TW: sexual trauma (warning also pertains to any links within)
It hurts. A lot. Just like Momma told me.
He stops and gives me a kiss. A tiny stream trickles from the corner of my eye. I can’t quite tell if I’m happy or scared.
I have come a long way, though. Six years before, it grossed me out. It was this dirty, vile thing. I couldn’t even bring myself to take those pink, blue, and white pills for my acne. I didn’t want others to assume I was “active.” Three years before, the notion of sex disgusted me. You’re supposed to wait until you’re married to do it and even then only out of necessity – to keep your husband happy.
For now, I try to ignore Mom’s voice in my head. All their voices – the pastor and my teachers and that counselor that showed grotesque images of sexually transmitted diseases on a giant screen in our high school auditorium. I am past all of that. I am clear of their programming.
Nevertheless, it feels peculiar. Nothing at all like I expected. Admittedly, I didn’t know what to expect.
I flinch and bite my lip as he goes all the way in.
“Are you okay?” he asks.
He is trying to be gentle. He knows, and somehow, that didn’t scare him away as I thought it might. How often do you hear of a 25-year-old virgin, after all?
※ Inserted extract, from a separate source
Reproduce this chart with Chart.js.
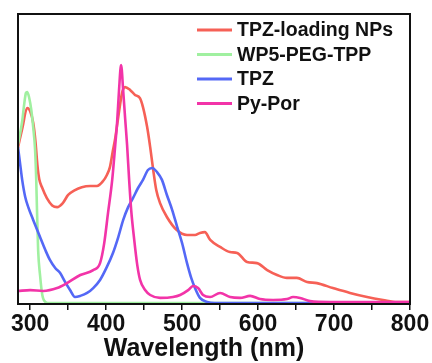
<!DOCTYPE html>
<html>
<head>
<meta charset="utf-8">
<style>
  html, body { margin: 0; padding: 0; background: #fff; }
  #c { display: block; }
</style>
<script src="https://cdn.jsdelivr.net/npm/chart.js@4/dist/chart.umd.min.js"></script>
</head>
<body>
<canvas id="c" width="432" height="363"></canvas>
<script>
// ---- data (wavelength in nm, absorbance in arbitrary units) ----
const seriesLabels = ["TPZ-loading NPs", "WP5-PEG-TPP", "TPZ", "Py-Por"];
const xTickValues = [300, 400, 500, 600, 700, 800];
const xMinorTicks = [350, 450, 550, 650, 750];
const xTitle = "Wavelength (nm)";

const redWl  = [284, 290, 296, 300, 304, 307, 309.5, 312, 316, 322, 329, 335.5, 343, 350, 359, 368, 379, 388, 396, 401, 405, 409, 412, 416, 421, 425, 431.5, 438, 444.5, 448.5, 454, 458, 462, 466, 471, 480, 493, 506.5, 517, 523.5, 530, 537, 550, 563, 572.5, 585.5, 598.5, 612, 625, 638, 651, 664.5, 677.5, 698.5, 721, 743.5, 764.5, 783, 800];
const redAbs = [54, 61, 67.6, 66.5, 62.5, 56, 48, 43, 40, 36.5, 34, 33.4, 34.8, 37.6, 39.3, 40.3, 40.7, 40.7, 42.4, 44.5, 47.2, 53, 57.2, 64.5, 72.8, 74.8, 73.8, 72.1, 71, 67.9, 61, 54.1, 46.2, 39.3, 34.8, 30, 25.5, 23.8, 23.8, 24.5, 24.8, 22.1, 19.7, 17.9, 17.6, 14.5, 14.1, 11.7, 10, 9, 9, 7.6, 7.2, 5.5, 3.8, 2.4, 1.4, 0.7, 0.7];

const greenWl  = [284, 289.5, 292, 294.5, 296, 298.5, 301.5, 304, 306.5, 308, 309, 310.5, 313, 316, 320, 326, 400, 500, 600, 700, 800];
const greenAbs = [55, 63, 68.6, 72.8, 73.1, 71.4, 66.9, 61, 53.1, 42.8, 32.4, 18.6, 10, 3.1, 0.7, 0.3, 0.3, 0.3, 0.3, 0.3, 0.3];

const blueWl  = [284, 287, 289.5, 293.5, 297.5, 304, 313, 320, 326, 333, 339.5, 346, 352.5, 359, 366, 375, 383, 392, 401, 409, 416, 422.5, 429, 435.5, 442, 448.5, 455, 460.5, 467, 473.5, 480, 487, 493.5, 500, 506.5, 512, 517, 523.5, 533, 543, 600, 700, 800];
const blueAbs = [54.1, 47.9, 42.8, 36.9, 33.4, 29, 23.1, 18.6, 15.2, 12.4, 10.7, 7.6, 4.8, 2.4, 2.8, 3.8, 5.5, 8.3, 12.8, 17.6, 23.1, 29, 33.4, 36.6, 40, 42.8, 46.2, 46.9, 45.5, 42.8, 37.6, 32.4, 26.6, 21, 14.1, 9, 5.5, 2.1, 0.7, 0.3, 0.3, 0.3, 0.3];

const pinkWl  = [284, 300, 317, 335.5, 348.5, 366, 383, 392, 397.5, 402.5, 408, 412, 414.5, 417, 419.7, 422.4, 425, 427.6, 430.3, 433, 437, 441, 444.7, 451.3, 458, 471, 488, 497.4, 508, 514.5, 521, 527.6, 536.8, 550, 563.2, 576.3, 589.5, 602.6, 619.7, 638.2, 646, 655.3, 668.4, 694.7, 800];
const pinkAbs = [4.5, 4.8, 4.5, 5.5, 7.2, 10, 11.7, 14.1, 21, 31.4, 42.8, 54.8, 62.8, 73.8, 82.4, 73.8, 64.1, 54.8, 42.8, 32.4, 22.1, 13.4, 8.3, 4.8, 3.1, 2.1, 2.4, 3.1, 4.8, 6.2, 5.5, 3.1, 2.4, 3.8, 2.4, 2.1, 2.8, 1.7, 1.4, 1.7, 2.4, 2.1, 1.0, 0.7, 0.7];

const seriesColors = ["rgb(246,96,86)", "rgb(160,240,160)", "rgb(84,104,246)", "rgb(242,52,168)"];

function pts(xs, ys) { return xs.map((x, i) => ({ x: x, y: ys[i] })); }

const FONT = '"Liberation Sans", Arial, sans-serif';

const frameAndLegend = {
  id: 'frameAndLegend',
  afterDraw(chart) {
    const ctx = chart.ctx;
    const a = chart.chartArea;
    ctx.save();
    // frame
    ctx.strokeStyle = '#111';
    ctx.lineWidth = 2;
    ctx.strokeRect(a.left, a.top, a.right - a.left, a.bottom - a.top);
    // legend inside top-right
    ctx.font = 'bold 19.5px ' + FONT;
    ctx.textBaseline = 'middle';
    ctx.textAlign = 'left';
    chart.data.datasets.forEach((ds, i) => {
      const y = a.top + 16 + i * 24.5;
      ctx.strokeStyle = ds.borderColor;
      ctx.lineWidth = 3;
      ctx.beginPath();
      ctx.moveTo(a.left + 179, y);
      ctx.lineTo(a.left + 214, y);
      ctx.stroke();
      ctx.fillStyle = '#111';
      ctx.fillText(ds.label, a.left + 219, y + 1);
    });
    // x-axis title
    ctx.font = 'bold 25px ' + FONT;
    ctx.textAlign = 'center';
    ctx.textBaseline = 'middle';
    ctx.fillStyle = '#111';
    ctx.fillText(xTitle, a.left + 186, 349);
    ctx.restore();
  }
};

const datasets = seriesLabels.map((lab, i) => {
  const xs = [redWl, greenWl, blueWl, pinkWl][i];
  const ys = [redAbs, greenAbs, blueAbs, pinkAbs][i];
  return {
    label: lab,
    data: pts(xs, ys),
    borderColor: seriesColors[i],
    backgroundColor: seriesColors[i],
    borderWidth: 2.6,
    pointRadius: 0,
    fill: false,
    cubicInterpolationMode: 'monotone',
    order: [3, 2, 1, 0][i]
  };
});

new Chart(document.getElementById('c'), {
  type: 'line',
  data: { datasets: datasets },
  options: {
    responsive: false,
    animation: false,
    events: [],
    layout: { padding: { left: 18, right: 22, top: 14, bottom: 0 } },
    plugins: { legend: { display: false }, tooltip: { enabled: false } },
    scales: {
      x: {
        type: 'linear',
        min: 284,
        max: 800,
        afterBuildTicks(scale) {
          scale.ticks = xTickValues.concat(xMinorTicks)
            .sort((p, q) => p - q)
            .map(v => ({ value: v }));
        },
        afterFit(scale) {
          scale.height = 59;
          scale.paddingLeft = 0;
          scale.paddingRight = 0;
        },
        ticks: {
          autoSkip: false,
          maxRotation: 0,
          padding: 1,
          color: '#111',
          font: { family: FONT, size: 23, weight: 'bold' },
          callback: (v) => xTickValues.includes(v) ? String(v) : ''
        },
        grid: {
          drawOnChartArea: false,
          drawTicks: true,
          tickLength: 6,
          color: '#111',
          lineWidth: 1.5
        },
        border: { display: false }
      },
      y: {
        display: false,
        min: 0,
        max: 100
      }
    }
  },
  plugins: [frameAndLegend]
});
</script>
</body>
</html>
I swallow. “Ca-can-can we stop?” I ask.
“Of course,” he replies with no hint of disappointment or dissatisfaction.
He pulls out and lays down beside me. His hand grabs mine, and he squeezes.
“I’m sorry,” I utter in a meek tone.
“Stop that. You have nothing to be sorry about,” he says.
I turn over and lay my arm across his chest.
“Thank you,” I say, surprised and grateful.
His chest is damp from my tears, and this time I know the emotion for sure – it’s happiness.
Two days later, I overcome my fears, all those years of programming, and accept sex as a natural thing between two people. (Though, maybe still a little dirty.)